> _GOAL_
Pull out every line below that contains the word "this".

Records from a dataset
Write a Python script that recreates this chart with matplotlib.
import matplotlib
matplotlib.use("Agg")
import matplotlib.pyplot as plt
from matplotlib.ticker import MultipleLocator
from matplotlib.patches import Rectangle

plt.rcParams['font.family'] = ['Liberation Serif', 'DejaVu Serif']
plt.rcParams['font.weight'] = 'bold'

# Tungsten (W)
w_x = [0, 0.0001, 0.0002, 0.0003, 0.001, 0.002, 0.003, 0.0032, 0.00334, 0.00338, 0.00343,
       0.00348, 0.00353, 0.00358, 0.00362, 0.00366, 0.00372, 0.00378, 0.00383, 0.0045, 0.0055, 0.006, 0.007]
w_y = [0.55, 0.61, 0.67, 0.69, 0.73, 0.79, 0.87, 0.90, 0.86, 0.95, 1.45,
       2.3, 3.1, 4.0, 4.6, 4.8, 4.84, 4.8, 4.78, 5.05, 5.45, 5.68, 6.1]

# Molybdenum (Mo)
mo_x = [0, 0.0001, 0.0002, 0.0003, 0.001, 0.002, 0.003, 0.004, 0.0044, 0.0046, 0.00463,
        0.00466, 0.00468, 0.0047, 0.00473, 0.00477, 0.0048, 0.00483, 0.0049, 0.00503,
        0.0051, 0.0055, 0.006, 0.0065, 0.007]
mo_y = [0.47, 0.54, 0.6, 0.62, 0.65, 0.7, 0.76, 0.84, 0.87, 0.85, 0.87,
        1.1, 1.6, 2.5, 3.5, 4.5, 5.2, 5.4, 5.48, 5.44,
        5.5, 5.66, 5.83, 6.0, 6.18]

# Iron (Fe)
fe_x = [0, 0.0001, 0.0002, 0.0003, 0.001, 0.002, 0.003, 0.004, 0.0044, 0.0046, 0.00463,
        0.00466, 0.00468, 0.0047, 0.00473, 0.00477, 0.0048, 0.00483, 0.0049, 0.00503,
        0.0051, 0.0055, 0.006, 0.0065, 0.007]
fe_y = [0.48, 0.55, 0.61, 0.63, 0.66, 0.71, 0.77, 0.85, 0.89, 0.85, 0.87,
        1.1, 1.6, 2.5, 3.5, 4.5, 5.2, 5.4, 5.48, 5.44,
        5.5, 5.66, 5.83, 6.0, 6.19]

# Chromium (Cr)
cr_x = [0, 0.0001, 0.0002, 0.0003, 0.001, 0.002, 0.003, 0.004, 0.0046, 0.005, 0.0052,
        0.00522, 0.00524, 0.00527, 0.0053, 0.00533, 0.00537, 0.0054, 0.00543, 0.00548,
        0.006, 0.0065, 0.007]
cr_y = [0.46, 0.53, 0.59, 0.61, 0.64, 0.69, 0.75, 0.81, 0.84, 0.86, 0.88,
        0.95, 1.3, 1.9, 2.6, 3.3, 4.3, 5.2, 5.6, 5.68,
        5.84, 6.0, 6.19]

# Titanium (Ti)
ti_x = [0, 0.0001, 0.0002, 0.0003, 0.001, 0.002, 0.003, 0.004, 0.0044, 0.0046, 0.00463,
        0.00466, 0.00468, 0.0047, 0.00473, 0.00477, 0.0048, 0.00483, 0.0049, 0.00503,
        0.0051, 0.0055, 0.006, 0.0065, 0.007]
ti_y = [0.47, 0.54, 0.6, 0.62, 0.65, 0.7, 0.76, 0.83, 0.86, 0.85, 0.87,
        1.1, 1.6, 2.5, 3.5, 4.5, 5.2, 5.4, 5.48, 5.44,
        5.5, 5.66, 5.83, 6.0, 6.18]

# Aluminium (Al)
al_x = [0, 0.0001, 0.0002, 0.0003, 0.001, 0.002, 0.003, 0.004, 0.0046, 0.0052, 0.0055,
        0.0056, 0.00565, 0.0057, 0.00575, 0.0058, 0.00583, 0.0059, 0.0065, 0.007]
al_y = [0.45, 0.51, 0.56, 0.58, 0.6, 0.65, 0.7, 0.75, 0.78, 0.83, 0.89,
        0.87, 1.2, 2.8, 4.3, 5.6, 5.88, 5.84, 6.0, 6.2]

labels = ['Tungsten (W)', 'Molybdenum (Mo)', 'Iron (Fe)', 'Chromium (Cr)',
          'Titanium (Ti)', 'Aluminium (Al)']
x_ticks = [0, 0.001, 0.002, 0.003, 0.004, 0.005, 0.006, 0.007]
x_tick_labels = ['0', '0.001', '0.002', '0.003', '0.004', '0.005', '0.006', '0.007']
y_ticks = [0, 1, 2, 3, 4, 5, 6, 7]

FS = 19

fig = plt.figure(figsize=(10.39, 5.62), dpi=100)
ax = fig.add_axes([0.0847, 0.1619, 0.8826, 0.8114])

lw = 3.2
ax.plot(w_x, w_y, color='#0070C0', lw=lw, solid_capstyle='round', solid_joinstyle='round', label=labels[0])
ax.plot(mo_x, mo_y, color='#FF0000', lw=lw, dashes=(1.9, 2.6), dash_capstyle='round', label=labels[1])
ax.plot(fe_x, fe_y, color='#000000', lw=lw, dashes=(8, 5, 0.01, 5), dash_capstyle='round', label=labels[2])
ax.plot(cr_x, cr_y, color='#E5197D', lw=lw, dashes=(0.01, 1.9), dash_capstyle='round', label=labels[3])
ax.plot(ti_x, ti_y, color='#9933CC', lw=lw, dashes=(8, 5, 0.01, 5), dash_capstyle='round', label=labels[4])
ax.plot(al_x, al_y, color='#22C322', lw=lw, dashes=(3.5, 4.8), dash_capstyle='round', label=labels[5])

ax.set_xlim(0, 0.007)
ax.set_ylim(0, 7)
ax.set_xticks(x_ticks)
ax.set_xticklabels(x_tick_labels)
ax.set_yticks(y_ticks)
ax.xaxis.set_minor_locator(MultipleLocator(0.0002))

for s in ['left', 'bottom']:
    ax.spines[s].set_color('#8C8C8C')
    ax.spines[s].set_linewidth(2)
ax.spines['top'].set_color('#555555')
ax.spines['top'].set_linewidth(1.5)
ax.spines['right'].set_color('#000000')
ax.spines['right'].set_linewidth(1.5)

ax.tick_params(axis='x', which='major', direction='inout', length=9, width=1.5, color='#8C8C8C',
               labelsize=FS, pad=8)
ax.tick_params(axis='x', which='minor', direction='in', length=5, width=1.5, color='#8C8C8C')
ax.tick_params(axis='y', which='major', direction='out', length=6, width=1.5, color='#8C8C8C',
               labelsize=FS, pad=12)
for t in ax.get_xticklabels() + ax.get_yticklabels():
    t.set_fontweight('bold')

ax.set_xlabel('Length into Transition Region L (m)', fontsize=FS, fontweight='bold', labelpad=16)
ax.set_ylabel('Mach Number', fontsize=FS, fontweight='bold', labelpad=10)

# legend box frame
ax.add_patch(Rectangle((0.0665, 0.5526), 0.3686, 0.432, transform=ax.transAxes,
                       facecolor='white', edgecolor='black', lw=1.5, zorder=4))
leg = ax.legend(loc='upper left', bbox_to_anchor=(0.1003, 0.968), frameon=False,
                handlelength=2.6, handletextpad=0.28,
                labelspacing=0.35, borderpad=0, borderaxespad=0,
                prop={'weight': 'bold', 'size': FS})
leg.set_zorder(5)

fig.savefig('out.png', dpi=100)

--

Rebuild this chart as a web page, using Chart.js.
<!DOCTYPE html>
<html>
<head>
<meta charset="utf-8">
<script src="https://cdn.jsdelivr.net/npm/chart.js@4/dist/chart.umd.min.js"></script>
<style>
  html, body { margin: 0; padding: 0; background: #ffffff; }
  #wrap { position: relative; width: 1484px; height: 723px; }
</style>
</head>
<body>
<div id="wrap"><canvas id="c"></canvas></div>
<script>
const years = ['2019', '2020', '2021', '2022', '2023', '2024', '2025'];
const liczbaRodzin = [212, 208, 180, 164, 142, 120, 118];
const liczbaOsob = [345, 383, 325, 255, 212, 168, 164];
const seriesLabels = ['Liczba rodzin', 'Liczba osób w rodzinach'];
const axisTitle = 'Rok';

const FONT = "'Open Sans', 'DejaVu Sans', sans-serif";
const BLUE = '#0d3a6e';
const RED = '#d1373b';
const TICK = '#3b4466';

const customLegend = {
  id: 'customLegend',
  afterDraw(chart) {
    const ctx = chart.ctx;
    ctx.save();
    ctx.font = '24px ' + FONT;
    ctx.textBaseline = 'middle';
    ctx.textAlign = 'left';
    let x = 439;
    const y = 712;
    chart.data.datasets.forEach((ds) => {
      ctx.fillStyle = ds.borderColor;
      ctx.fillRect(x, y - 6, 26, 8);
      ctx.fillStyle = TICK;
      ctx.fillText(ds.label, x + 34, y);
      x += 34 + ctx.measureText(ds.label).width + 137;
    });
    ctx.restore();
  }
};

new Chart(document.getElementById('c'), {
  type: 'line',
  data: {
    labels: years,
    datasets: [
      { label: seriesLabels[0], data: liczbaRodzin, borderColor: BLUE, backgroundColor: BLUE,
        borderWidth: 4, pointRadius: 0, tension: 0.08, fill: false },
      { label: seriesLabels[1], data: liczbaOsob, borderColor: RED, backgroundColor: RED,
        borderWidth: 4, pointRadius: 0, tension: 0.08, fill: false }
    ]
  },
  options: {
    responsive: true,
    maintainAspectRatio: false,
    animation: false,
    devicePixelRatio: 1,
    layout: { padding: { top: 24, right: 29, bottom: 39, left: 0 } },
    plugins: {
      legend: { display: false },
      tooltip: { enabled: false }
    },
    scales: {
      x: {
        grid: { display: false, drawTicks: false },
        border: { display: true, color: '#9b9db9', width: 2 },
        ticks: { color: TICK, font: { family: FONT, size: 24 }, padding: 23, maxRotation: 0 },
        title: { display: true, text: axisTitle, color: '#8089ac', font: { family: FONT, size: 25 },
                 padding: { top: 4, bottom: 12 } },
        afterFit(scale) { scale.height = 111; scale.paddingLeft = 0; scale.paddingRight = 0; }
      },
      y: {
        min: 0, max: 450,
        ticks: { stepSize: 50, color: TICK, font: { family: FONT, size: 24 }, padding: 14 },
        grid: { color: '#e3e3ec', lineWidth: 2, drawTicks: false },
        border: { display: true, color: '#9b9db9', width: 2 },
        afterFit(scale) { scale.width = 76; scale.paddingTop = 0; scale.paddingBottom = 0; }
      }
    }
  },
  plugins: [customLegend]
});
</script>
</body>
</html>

* * *

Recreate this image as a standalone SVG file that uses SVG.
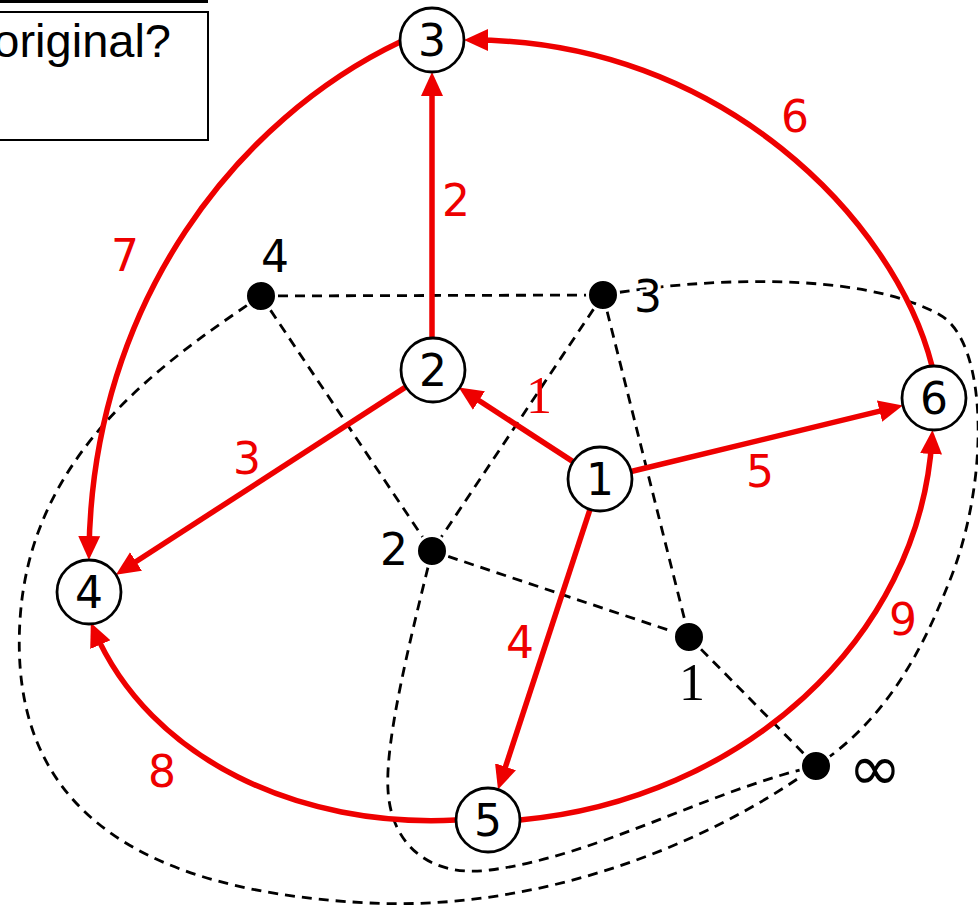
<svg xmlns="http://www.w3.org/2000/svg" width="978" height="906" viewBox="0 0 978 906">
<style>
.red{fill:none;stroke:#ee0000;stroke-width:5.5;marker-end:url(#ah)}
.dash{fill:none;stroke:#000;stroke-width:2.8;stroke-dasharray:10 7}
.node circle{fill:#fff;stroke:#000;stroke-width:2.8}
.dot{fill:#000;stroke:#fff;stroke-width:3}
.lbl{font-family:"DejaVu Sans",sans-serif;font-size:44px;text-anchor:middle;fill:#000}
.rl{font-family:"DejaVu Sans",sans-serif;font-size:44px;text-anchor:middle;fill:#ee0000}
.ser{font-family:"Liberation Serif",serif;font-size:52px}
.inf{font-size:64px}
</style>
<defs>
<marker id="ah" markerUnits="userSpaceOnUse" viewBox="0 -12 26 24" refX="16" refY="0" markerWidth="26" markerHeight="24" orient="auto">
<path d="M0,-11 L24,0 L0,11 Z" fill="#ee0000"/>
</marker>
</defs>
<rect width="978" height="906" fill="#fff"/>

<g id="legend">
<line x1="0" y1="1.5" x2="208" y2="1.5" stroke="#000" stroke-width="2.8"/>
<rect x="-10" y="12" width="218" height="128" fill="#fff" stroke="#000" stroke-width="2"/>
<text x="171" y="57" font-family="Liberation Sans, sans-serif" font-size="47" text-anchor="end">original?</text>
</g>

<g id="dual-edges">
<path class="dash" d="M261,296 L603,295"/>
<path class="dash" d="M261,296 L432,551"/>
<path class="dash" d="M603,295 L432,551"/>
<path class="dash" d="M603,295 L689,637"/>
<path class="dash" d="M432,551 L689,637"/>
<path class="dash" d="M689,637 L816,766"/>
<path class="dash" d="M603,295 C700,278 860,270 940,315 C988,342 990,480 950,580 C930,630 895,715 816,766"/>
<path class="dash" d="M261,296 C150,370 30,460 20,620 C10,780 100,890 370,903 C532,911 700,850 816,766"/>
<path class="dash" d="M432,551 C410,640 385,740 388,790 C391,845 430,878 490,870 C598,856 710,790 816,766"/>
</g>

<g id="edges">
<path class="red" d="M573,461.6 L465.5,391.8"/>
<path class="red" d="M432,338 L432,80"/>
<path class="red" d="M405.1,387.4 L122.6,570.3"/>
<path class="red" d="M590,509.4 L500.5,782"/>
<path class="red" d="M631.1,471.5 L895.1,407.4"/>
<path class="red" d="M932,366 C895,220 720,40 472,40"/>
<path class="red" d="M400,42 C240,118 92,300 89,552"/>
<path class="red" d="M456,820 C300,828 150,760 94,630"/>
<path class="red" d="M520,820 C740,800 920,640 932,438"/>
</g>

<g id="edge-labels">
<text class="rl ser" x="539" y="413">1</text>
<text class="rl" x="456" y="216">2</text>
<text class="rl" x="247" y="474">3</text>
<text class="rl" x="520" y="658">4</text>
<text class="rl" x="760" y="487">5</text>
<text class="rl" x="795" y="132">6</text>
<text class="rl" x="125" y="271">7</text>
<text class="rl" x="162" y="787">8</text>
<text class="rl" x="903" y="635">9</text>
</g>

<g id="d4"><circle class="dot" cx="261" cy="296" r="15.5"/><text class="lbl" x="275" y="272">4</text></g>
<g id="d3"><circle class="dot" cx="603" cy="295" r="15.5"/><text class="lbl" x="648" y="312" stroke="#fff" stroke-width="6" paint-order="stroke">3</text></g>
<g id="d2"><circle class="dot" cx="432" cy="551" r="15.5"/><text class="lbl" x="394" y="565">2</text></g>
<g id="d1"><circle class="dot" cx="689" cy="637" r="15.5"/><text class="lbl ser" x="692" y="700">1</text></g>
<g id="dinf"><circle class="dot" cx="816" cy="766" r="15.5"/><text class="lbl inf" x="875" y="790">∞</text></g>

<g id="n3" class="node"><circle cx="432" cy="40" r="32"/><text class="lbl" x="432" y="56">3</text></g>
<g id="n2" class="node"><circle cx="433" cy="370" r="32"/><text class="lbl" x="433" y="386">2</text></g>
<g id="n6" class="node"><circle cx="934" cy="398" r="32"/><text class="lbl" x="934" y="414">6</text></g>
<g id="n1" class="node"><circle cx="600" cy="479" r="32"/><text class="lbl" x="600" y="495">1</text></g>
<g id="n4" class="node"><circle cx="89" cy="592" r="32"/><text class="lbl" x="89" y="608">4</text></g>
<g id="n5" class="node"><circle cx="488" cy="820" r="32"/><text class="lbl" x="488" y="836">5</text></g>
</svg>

> _EXPECTED ANSWER_
Write a Python script that recreates this chart with matplotlib.
Rebuild this chart as a web page, using Chart.js.
Recreate this image as a standalone SVG file that uses SVG.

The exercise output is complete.